O Regicídio é tanto mais ignóbil quanto ninguém acredita que fosse um desejo do povo. Seria apenas o anseio de uns poucos, tão vis quanto o acto. Não foi um assassínio qualquer, uma obra de loucos. Sabiam o que faziam e foram directos à raiz da árvore, causando um golpe profundo. E era mesmo isso o pretendido, decepar a raiz. Para ir secando Portugal.

Com estas mortes, quiseram propositadamente cortar a ligação umbilical dos portugueses à Pátria e à história. Pois, porque um Rei é também a nossa História. O nosso garante perante interesses poderosos, o garante da nossa independência, da nossa identidade, da nossa cultura.

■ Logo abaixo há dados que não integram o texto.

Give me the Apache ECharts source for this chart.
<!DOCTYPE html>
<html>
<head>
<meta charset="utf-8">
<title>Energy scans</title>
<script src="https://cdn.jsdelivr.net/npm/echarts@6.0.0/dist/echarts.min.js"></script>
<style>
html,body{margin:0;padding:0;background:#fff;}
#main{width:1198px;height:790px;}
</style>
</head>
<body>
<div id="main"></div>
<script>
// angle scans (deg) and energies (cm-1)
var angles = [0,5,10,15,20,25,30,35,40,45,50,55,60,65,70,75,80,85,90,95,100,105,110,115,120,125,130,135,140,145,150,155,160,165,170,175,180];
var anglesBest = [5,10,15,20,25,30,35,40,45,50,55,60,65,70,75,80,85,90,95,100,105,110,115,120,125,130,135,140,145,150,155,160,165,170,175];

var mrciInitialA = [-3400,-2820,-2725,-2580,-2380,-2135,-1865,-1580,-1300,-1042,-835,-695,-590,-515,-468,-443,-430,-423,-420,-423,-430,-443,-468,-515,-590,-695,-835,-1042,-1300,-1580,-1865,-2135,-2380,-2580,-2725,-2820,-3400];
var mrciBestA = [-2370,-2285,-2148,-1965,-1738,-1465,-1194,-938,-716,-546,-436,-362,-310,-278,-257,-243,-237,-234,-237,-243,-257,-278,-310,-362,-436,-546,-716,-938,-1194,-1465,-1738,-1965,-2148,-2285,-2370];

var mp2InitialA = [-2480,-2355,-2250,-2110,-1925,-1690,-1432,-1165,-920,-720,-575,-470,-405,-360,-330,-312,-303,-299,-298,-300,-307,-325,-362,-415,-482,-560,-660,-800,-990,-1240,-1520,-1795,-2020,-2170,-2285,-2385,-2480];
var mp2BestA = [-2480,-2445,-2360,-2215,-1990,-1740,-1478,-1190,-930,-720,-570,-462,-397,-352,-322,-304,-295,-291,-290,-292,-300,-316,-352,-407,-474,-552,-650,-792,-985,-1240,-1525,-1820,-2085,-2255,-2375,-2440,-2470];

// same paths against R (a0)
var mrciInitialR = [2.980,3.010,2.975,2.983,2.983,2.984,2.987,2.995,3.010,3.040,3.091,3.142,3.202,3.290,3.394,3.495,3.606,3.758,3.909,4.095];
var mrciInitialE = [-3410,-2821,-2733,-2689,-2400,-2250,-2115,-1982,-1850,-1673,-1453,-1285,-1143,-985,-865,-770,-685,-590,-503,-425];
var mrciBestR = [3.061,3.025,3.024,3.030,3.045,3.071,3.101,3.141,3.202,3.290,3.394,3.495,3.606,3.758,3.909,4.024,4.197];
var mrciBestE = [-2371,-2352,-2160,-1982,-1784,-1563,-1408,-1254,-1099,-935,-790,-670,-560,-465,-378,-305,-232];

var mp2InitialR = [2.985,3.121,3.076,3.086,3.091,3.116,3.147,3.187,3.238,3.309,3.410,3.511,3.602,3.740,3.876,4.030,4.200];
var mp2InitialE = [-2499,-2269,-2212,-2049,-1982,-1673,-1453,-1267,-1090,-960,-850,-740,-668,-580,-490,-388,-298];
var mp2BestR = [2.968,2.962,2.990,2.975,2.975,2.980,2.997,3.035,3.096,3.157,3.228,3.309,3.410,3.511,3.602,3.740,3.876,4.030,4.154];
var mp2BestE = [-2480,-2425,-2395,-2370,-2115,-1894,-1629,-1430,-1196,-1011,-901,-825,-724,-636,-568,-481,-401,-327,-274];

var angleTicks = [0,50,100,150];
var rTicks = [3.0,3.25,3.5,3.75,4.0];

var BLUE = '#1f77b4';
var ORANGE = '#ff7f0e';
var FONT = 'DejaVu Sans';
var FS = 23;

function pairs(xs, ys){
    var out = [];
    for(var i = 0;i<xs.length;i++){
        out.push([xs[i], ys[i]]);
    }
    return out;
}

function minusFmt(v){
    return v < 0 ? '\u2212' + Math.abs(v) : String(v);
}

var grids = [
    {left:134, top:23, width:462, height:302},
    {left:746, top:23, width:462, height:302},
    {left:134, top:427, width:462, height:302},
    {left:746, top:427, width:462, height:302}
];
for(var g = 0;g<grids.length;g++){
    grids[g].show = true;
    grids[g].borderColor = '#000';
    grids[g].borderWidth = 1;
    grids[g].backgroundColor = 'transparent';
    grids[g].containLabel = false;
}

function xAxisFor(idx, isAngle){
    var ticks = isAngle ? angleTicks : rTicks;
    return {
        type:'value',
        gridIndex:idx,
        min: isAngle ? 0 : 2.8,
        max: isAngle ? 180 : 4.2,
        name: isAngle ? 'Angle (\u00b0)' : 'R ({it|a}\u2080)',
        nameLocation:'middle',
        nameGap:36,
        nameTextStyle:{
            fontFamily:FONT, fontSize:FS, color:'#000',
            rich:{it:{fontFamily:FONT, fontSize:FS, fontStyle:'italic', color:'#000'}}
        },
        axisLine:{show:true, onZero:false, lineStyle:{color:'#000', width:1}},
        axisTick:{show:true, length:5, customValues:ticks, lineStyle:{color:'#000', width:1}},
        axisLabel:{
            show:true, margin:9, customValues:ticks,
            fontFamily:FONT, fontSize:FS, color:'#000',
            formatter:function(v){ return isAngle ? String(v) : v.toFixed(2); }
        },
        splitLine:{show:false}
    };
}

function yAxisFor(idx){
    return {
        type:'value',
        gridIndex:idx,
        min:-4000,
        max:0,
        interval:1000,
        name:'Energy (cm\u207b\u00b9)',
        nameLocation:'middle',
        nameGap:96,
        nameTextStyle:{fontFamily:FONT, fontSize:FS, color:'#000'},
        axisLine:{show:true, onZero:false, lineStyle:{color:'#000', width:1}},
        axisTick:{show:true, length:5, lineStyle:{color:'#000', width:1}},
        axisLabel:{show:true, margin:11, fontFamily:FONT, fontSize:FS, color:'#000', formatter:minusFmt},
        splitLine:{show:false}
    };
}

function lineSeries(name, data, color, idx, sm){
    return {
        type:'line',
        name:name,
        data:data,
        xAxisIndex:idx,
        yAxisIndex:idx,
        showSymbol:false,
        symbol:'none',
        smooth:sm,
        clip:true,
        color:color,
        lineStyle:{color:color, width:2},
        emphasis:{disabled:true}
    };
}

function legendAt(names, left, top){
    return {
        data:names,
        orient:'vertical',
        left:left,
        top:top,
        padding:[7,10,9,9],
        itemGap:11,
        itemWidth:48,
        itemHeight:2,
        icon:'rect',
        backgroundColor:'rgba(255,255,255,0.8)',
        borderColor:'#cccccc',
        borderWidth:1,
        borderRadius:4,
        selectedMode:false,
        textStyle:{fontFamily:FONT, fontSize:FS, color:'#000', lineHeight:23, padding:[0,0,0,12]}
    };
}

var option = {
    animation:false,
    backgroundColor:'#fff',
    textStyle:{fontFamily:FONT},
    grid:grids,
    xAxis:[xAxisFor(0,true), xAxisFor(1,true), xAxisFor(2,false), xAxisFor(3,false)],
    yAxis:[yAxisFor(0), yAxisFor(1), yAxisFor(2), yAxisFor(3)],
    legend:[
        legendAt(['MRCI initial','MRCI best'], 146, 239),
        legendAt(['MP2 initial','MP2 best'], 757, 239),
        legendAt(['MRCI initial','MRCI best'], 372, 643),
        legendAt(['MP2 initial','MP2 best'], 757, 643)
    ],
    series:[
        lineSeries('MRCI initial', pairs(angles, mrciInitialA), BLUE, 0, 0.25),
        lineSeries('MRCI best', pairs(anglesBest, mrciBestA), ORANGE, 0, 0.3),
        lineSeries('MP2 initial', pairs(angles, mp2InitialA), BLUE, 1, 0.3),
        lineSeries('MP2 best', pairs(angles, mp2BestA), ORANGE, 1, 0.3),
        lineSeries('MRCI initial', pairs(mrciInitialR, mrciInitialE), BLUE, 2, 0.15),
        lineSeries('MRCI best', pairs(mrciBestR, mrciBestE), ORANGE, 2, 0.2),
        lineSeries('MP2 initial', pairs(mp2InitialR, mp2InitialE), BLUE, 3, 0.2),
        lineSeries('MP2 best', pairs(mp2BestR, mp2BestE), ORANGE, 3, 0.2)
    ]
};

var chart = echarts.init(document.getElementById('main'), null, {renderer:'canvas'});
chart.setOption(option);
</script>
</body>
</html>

Quando assim se destrói o símbolo e a alma da Nação, da História, da perenidade, da independência, da identidade, o objectivo é claro. Queriam a rotura ambicionando o esquecimento. Mas não conseguiram, pois não? Se assim fosse não havia, 105 anos depois, tantos monárquicos neste país. Com diferentes ideias é certo, mas unidos no mesmo propósito.

O recurso à violência, no Regicídio, dois anos depois, no 5 de Outubro, e nos anos subsequentes, para impor um regime por que poucos pugnavam, não foi um bom princípio. Nunca seria, até por isso mesmo, e de nada adiantou. Em muitos casos até atrasou. O problema não estava no Rei ou no regime, mas no sistema. Ainda hoje.

Perdendo o ponto de referência e a rosa-dos-ventos, as consequências são previsíveis. Andamos às voltas, perdidos e acreditamos em tudo o que nos pareça indicar o caminho certo. Somos, e temos sido, sempre enganados.

Nunca mais foi o mesmo, Portugal. A falta que nos fez e faz o Rei… Sentimo-lo todos os dias.